Leave out all pictures. Return exactly the lines from the top of the material through the line containing "plt.rcParams['mathtext.it'] = 'Liberation".

Data provided
>>
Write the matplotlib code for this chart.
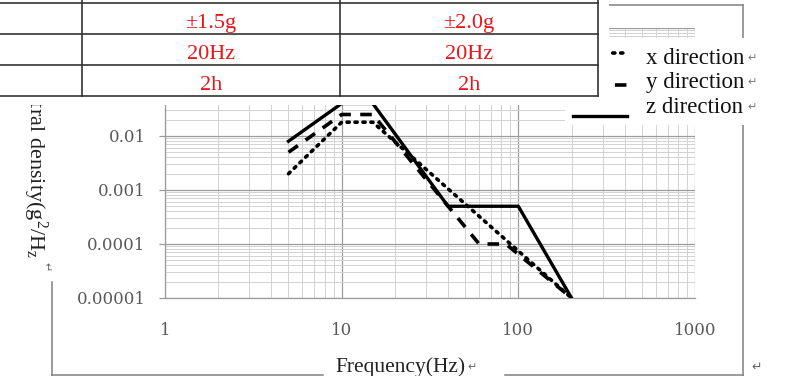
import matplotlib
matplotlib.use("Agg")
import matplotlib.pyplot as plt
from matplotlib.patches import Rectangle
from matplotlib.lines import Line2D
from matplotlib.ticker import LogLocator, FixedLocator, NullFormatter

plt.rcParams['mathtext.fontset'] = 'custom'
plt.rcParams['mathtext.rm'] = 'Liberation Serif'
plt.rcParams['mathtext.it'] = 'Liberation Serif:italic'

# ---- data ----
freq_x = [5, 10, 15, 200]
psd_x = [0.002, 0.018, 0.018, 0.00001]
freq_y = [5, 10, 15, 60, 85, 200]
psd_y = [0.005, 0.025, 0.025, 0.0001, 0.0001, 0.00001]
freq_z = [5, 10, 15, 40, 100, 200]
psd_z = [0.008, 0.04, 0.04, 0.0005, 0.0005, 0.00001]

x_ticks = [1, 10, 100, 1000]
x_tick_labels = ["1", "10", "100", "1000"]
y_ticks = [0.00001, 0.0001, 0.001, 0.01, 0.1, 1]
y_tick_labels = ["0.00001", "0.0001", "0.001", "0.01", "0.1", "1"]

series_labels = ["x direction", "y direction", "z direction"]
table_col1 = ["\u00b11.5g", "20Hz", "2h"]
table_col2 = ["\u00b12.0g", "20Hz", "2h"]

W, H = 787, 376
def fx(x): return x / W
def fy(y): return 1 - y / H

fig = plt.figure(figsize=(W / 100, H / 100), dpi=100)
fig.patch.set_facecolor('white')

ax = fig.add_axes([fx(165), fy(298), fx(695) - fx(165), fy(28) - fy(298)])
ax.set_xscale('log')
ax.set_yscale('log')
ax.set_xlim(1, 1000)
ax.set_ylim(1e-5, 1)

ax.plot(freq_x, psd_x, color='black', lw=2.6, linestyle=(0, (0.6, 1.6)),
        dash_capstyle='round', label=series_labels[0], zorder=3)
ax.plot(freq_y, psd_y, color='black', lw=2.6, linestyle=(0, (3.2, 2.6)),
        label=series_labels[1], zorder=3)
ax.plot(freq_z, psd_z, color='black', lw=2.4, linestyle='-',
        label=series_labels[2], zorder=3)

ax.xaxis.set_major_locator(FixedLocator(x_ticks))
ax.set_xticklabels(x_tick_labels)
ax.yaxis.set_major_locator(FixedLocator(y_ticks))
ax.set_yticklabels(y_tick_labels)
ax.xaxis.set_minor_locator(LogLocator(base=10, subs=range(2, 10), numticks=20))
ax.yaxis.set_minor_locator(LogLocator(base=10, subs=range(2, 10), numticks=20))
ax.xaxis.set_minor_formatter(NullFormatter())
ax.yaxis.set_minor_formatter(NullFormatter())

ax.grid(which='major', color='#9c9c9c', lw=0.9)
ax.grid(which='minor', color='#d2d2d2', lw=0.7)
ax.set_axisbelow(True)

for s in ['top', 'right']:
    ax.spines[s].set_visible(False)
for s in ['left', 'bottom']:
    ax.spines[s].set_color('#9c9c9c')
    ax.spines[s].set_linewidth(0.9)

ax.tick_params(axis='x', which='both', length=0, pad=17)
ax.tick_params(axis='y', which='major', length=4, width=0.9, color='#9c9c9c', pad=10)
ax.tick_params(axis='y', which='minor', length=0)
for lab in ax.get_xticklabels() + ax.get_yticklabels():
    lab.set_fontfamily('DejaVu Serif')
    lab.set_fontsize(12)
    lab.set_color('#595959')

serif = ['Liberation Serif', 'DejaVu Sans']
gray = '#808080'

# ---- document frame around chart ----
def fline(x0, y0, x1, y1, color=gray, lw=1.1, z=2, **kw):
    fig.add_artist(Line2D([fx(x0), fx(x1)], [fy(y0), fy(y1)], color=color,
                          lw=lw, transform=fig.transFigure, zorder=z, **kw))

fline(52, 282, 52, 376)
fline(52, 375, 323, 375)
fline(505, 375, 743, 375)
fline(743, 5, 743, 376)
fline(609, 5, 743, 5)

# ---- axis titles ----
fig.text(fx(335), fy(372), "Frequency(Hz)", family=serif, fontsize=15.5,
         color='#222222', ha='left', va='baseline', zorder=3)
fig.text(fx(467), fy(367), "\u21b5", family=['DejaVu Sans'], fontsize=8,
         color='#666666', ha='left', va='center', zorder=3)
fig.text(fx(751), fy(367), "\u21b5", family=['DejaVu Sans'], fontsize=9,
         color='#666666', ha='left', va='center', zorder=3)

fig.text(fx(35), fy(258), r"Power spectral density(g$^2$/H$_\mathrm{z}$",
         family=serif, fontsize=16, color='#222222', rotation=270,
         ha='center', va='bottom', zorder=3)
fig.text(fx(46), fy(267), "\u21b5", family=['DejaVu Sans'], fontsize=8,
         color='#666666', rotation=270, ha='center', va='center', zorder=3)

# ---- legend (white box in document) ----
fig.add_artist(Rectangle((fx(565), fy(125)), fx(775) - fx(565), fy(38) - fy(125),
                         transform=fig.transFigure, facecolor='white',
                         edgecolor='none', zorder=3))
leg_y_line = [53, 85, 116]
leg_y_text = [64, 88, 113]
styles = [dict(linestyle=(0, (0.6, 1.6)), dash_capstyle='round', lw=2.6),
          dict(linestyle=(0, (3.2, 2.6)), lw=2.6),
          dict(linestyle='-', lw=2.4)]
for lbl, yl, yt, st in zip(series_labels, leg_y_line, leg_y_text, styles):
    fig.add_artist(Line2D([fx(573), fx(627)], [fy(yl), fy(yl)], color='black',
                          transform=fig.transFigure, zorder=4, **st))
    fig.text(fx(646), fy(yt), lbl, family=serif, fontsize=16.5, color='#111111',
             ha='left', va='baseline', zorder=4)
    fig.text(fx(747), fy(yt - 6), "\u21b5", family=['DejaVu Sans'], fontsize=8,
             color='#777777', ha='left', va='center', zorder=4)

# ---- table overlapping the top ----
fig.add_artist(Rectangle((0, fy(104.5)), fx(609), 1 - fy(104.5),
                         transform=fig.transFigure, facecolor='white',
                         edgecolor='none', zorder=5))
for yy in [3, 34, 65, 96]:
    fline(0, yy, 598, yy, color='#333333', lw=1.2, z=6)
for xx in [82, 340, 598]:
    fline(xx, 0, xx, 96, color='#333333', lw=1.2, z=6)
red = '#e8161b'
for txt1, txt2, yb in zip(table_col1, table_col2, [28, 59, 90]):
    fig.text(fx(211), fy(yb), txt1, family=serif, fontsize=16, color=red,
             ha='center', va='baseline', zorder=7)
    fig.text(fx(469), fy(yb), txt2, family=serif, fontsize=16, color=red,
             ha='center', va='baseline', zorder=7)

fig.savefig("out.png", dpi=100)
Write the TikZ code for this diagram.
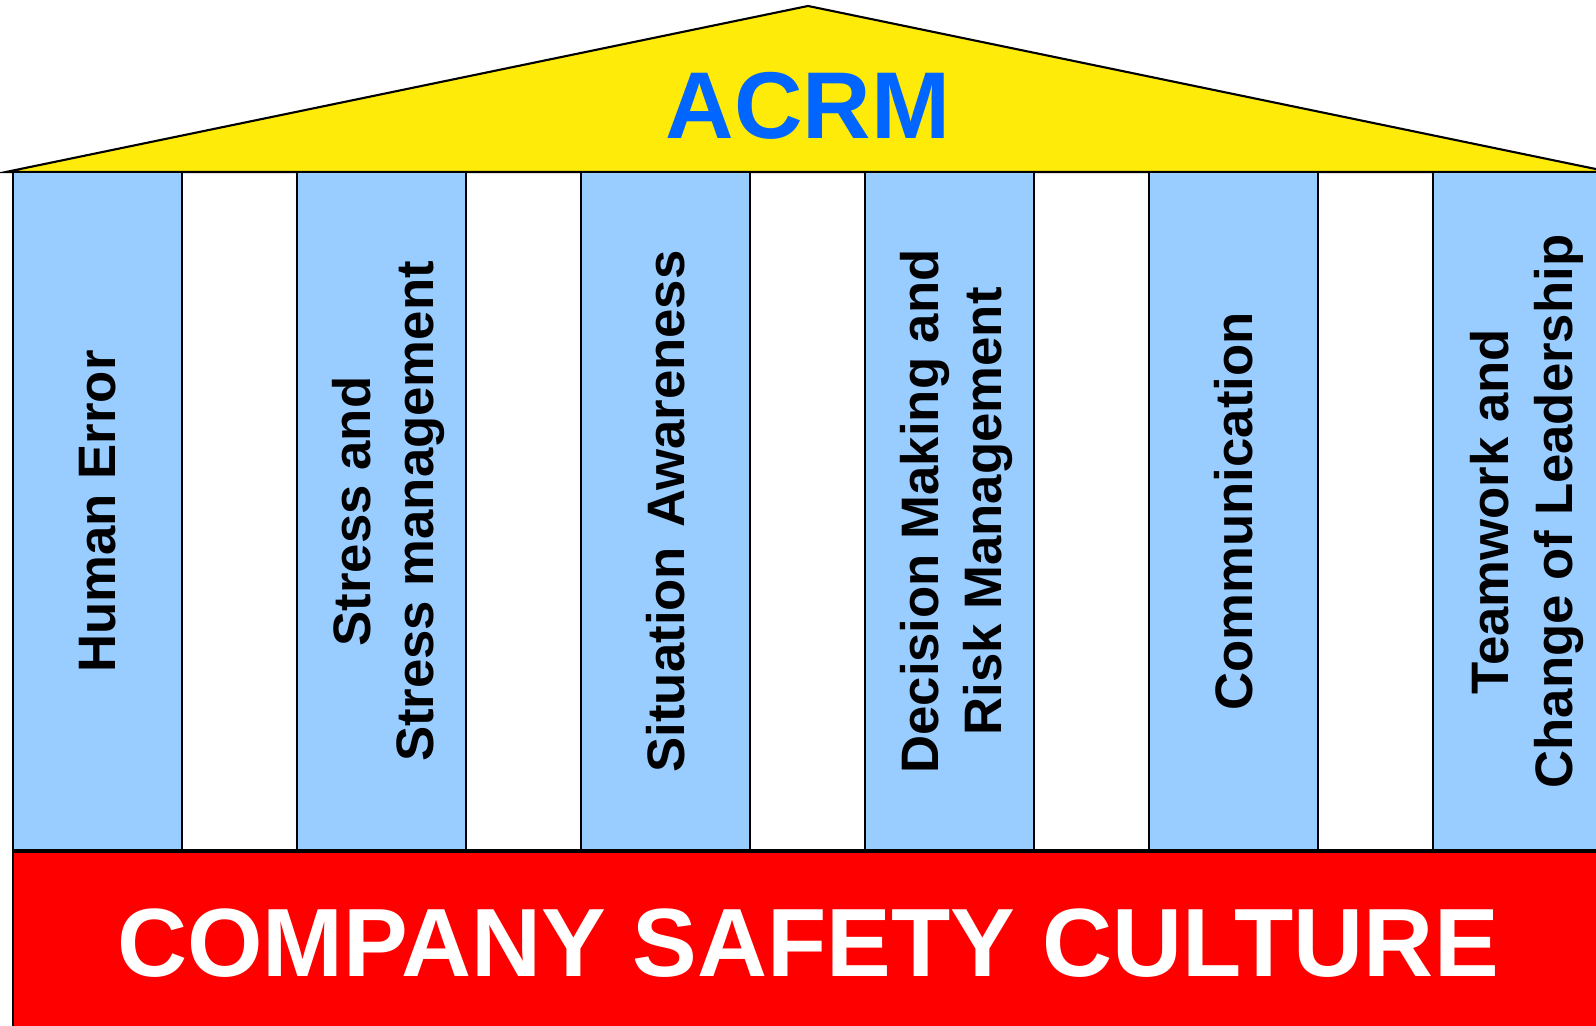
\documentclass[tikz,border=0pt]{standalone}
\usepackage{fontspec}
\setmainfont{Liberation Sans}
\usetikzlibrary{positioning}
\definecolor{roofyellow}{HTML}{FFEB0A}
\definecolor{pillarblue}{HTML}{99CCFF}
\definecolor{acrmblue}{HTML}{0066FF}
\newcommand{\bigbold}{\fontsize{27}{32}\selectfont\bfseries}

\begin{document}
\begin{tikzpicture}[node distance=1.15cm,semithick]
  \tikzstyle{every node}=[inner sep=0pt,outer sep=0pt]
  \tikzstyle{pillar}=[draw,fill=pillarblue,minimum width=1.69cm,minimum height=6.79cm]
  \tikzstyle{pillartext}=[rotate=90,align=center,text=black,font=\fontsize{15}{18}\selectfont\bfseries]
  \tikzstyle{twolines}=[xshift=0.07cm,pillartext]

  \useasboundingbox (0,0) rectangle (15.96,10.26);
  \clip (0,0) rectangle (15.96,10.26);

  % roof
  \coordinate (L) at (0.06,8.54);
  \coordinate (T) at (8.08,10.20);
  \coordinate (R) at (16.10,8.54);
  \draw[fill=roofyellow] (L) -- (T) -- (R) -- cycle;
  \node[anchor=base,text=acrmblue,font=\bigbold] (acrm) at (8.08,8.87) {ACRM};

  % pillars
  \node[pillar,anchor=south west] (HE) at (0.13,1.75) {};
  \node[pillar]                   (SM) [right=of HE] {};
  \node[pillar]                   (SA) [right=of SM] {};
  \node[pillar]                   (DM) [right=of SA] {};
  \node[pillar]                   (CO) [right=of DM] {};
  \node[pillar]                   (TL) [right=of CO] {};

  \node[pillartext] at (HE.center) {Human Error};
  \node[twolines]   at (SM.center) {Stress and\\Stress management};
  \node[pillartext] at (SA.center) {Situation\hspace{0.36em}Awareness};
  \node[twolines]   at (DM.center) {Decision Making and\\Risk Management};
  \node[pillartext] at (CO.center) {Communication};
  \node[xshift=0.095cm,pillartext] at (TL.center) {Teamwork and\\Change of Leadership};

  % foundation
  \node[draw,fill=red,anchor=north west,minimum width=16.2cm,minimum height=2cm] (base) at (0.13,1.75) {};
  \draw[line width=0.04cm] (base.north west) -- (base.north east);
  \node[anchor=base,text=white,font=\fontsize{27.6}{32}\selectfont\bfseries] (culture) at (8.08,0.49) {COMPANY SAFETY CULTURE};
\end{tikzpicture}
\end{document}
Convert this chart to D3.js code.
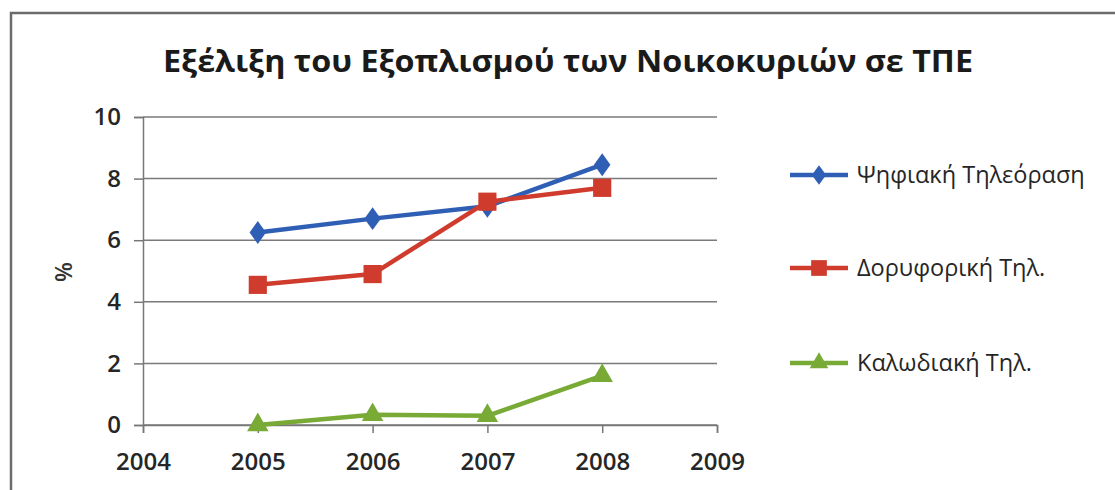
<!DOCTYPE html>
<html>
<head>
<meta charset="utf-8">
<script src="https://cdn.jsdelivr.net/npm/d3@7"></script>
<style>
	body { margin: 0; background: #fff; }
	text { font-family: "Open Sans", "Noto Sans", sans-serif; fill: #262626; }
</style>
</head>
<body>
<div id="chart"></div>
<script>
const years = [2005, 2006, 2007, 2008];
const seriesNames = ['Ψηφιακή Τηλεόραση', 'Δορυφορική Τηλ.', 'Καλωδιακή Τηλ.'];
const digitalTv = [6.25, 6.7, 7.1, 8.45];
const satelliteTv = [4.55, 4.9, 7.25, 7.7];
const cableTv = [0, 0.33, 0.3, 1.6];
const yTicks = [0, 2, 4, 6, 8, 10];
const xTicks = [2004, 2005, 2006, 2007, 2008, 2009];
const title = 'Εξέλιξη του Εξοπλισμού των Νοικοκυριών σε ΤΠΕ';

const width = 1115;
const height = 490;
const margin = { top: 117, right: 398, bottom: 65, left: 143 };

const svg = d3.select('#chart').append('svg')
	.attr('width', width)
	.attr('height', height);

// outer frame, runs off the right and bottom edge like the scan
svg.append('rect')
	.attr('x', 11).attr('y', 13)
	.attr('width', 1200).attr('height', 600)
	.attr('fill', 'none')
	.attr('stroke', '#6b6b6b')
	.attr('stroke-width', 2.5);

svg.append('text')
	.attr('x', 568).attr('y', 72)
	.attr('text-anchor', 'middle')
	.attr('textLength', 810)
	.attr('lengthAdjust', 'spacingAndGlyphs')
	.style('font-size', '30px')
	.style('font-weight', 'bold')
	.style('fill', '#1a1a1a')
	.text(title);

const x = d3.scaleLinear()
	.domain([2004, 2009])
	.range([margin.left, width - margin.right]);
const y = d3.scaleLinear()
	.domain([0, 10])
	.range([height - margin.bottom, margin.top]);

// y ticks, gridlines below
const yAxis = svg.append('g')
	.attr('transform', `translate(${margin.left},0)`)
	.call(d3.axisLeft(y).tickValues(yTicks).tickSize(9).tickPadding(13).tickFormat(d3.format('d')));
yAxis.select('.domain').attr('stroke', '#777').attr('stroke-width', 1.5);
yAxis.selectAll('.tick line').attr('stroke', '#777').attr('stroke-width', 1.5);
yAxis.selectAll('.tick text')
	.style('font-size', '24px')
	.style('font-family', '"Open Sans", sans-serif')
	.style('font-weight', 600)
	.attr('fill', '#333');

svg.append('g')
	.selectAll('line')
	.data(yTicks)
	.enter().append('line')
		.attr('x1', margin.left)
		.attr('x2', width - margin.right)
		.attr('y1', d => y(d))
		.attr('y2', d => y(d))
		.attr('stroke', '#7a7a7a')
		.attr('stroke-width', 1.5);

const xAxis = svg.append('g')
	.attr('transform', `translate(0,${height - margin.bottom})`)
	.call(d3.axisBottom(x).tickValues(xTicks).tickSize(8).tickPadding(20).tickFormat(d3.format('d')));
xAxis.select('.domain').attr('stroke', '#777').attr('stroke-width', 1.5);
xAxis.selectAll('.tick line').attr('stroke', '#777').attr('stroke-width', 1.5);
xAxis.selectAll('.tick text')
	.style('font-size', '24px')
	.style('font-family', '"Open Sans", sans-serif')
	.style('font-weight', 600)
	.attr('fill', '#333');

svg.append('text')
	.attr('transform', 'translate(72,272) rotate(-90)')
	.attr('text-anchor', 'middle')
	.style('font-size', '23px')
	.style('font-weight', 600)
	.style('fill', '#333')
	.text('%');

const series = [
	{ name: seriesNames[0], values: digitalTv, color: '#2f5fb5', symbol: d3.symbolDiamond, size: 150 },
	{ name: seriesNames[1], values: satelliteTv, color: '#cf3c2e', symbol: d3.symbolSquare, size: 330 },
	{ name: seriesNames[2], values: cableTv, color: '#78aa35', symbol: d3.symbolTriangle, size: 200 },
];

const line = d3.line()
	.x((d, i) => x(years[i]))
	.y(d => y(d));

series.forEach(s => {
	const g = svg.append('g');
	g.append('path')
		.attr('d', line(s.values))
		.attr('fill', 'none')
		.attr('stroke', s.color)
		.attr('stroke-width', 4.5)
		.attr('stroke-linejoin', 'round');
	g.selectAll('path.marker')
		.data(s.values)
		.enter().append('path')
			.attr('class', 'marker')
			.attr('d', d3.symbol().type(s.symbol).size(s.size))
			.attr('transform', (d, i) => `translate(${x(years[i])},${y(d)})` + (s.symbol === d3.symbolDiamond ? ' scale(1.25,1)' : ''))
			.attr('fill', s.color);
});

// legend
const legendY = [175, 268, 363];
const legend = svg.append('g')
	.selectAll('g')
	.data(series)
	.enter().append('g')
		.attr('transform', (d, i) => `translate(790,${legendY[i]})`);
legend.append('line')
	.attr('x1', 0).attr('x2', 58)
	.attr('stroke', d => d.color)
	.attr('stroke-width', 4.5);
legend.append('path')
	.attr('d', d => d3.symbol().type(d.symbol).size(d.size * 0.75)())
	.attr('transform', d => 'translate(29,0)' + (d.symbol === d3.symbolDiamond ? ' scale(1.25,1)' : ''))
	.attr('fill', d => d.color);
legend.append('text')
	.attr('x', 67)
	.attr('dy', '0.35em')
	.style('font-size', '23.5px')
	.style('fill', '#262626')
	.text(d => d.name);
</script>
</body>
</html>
<<
Solution to the exercise
Write the matplotlib code for this chart.
import matplotlib
matplotlib.use("Agg")
import matplotlib.pyplot as plt
from matplotlib.patches import Rectangle
from matplotlib.lines import Line2D
from matplotlib.ticker import LogLocator, FixedLocator, NullFormatter

plt.rcParams['mathtext.fontset'] = 'custom'
plt.rcParams['mathtext.rm'] = 'Liberation Serif'
plt.rcParams['mathtext.it'] = 'Liberation Serif:italic'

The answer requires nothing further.